Das habilitações dos empresários portugueses

Francisco Silva
Mais uma vez: que fazer?

As intuições, se não as queremos ver transformadas em dogmas, devem ser, sempre e outra vez sempre, testadas, enriquecidas, emendadas pelos factos da vida, factos novos ou antigos, que ainda não eram de nós conhecidos, e também pelas novas explicações ou pelo ajuste das explicações que já íamos tendo. A aplicação da nossa razão e do método científico, em apoio das nossas intuições, deve constituir uma constante (pre-)ocupação. Passando com êxito novas etapas, confirmando-se, as intuições tornam-se cada vez mais em instrumentos fiáveis e claros da nossa razão e, portanto, acabam por se constituírem como base das decisões para acção, incluindo a sua execução.
Isto a propósito de uma minha intuição - já de há tempo que a tenho - acerca da «falta de qualificação dos empresários portugueses», enquanto «obstáculo importante ao desenvolvimento da em Portugal». Por exemplo, «os novos empresários portugueses têm menos de 8 anos de escolaridade».
Pois uma das minhas prendas desta época de Festas foi um estudo do economista Eugénio Rosa, de 28 de Dezembro passado, sobre esta candente questão. Um estudo que ele houve por bem fazer chegar à minha mão via lista de e-mail. Logo chegou também o estudo a todos quantos o quiserem ver, via artigo publicado no Avante! de 8 de Janeiro de 2004. Chegou a mim e a muitos outros, portanto. Que o terão lido com atenção. Actuados em combinação os meios de comunicação, os escritos em papel e os possibilitados pelas tecnologias digitais da informação e da comunicação podem levar ainda mais longe. Adiante, que me estou a afastar do tema!
Aliás, este estudo, de onde extraí as frases acima citadas entre aspas, insere-se numa série de estudos realizados por Eugénio Rosa que estão a ajudar conhecer melhor e melhor muitos aspectos do tecido económico português e, em particular, as suas gritantes insuficiências. Infelizmente confirmam os piores receios e felizmente fornecem-nos melhores dados - a todos - com vista à resolução da crise estrutural em que o País está mergulhado. Claro, a outra crise também está a aí à porta. Desculpam-se com ela os responsáveis - Nada podemos fazer, ‘inda p’ra mais com a Administração Pública que temos! E entretêm-se todos a apostar todos os dias quando será o dia, ou o mês, ou o semestre em que a crise acabará…

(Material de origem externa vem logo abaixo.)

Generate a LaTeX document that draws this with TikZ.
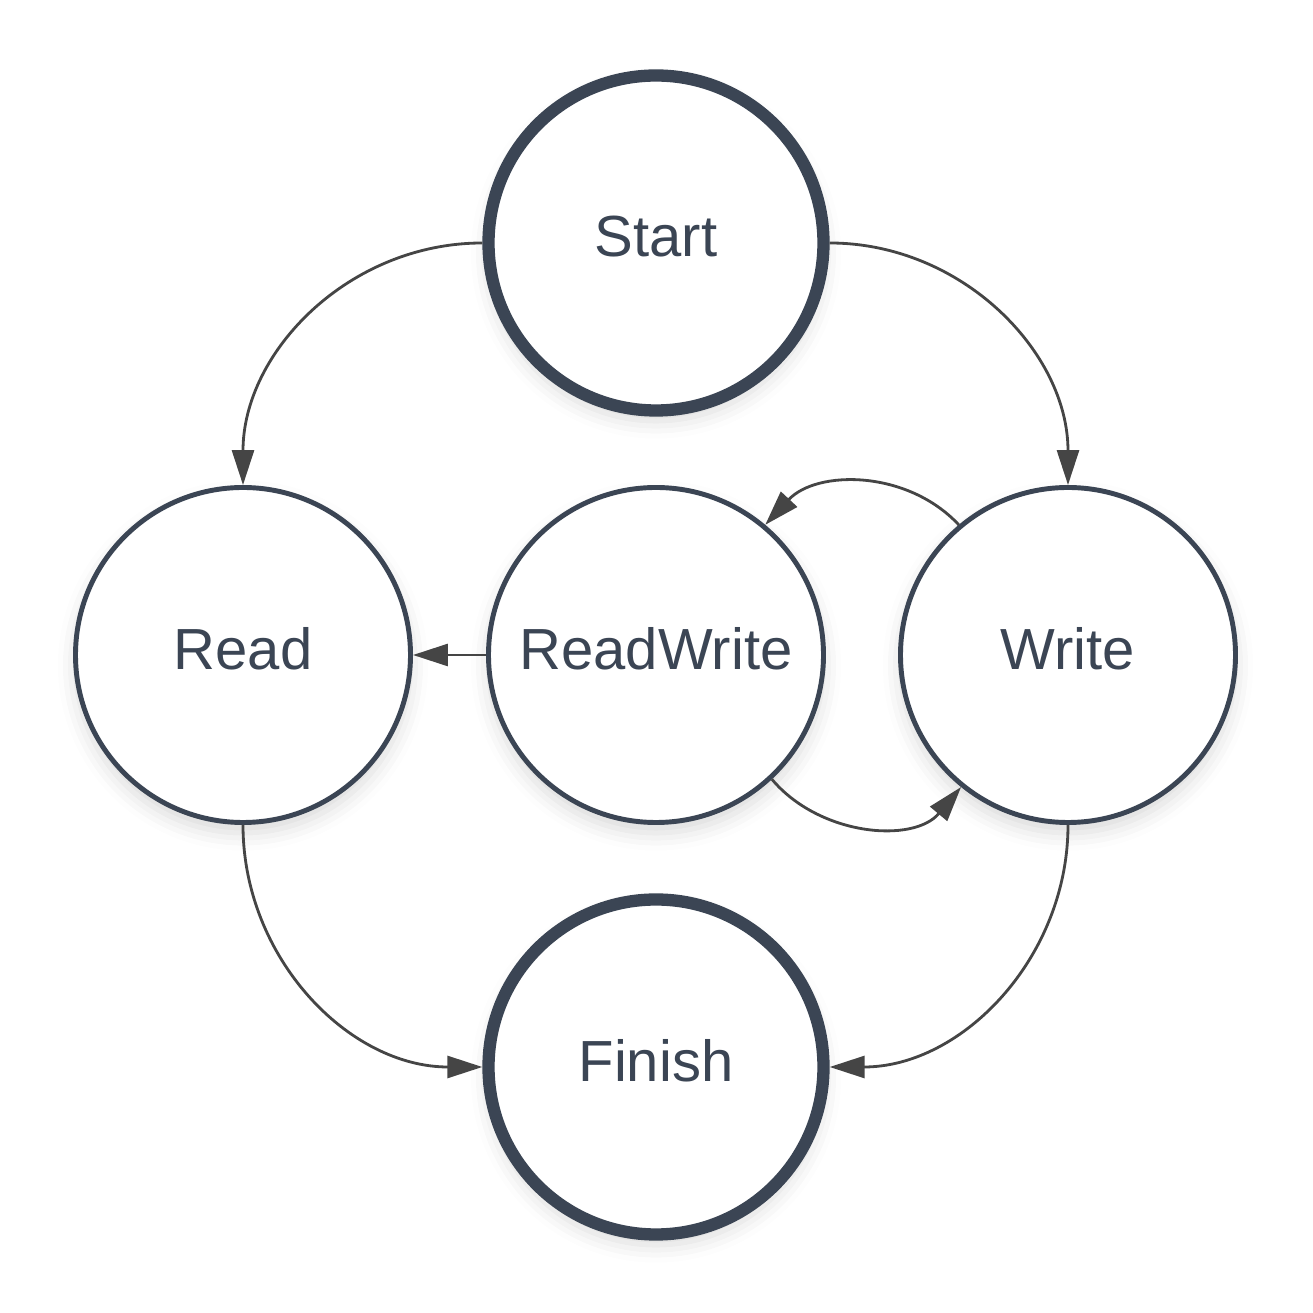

A insistir ainda, para o tomar de boa nota: os dados utilizados neste estudo de Eugénio Rosa, para quem tivesse dúvidas, procedem de instituições credíveis - do «Centro de Investigações Regionais e Urbanas do ISEG, elaborados a pedido do Departamento de Estudos, Estatística e Planeamento do Ministério do Trabalho».
Desse estudo, para este meu texto, interessa-me sobretudo sequenciar aqui, em toda a sua crueza, três factos:
· Não obstante todos os progressos registados nas últimas três décadas pelo povo português quanto às suas habilitações académicas, verifica-se, neste «país de doutores», apresentarem os novos patrões, os surgidos na última década do século XX, «uma média de 7,7 anos de escolaridade».
· Quanto ao perfil psicológico revelado por esses mesmos novos patrões, verifica-se que «embora a maioria deles possuísse baixa escolaridade e baixas qualificações profissionais antes de serem patrões», quando passaram a patrões autoclassificaram-se como quadros superiores - por exemplo, estes eram antes 21,8% do total e depois passaram a 83,9% do total!
· Em contrapartida, os patrões (e não só os novos), reflectiram nos quadros de pessoal das suas empresas, para o mesmo período, um aumento do índice de qualificação dos seus trabalhadores - e portanto das suas tarefas e salários - da ordem dos 13,7%, enquanto, de facto o índice compósito de qualificação dos mesmos trabalhadores aumentava cerca de 37%.
Homessa, não só os novos patrões têm um índice de qualificação muito baixa - «se calhar», mesmo assim, bastante mais elevada que os patrões no seu conjunto -, como parecendo que reconhecem a necessidade de possuir uma mais elevada qualificação, aparecem, a confirmarem o tal «país de doutores», quase todos como quadro superiores quando passam a patrões - ou, na melhor das hipóteses, conseguem lá chegar num ápice, a quadros superiores, quando têm que ser nomeados patrões, não sei, não entendo bem -, como ainda os patrões não reconhecem a habilitação dos seus trabalhadores - Engenheiro é para tirar fotocópias (pois, ainda estão nesta dos montes de fotocópias!).
Que palavrinhas e incentivos podem ajudar a resolver uma situação destas?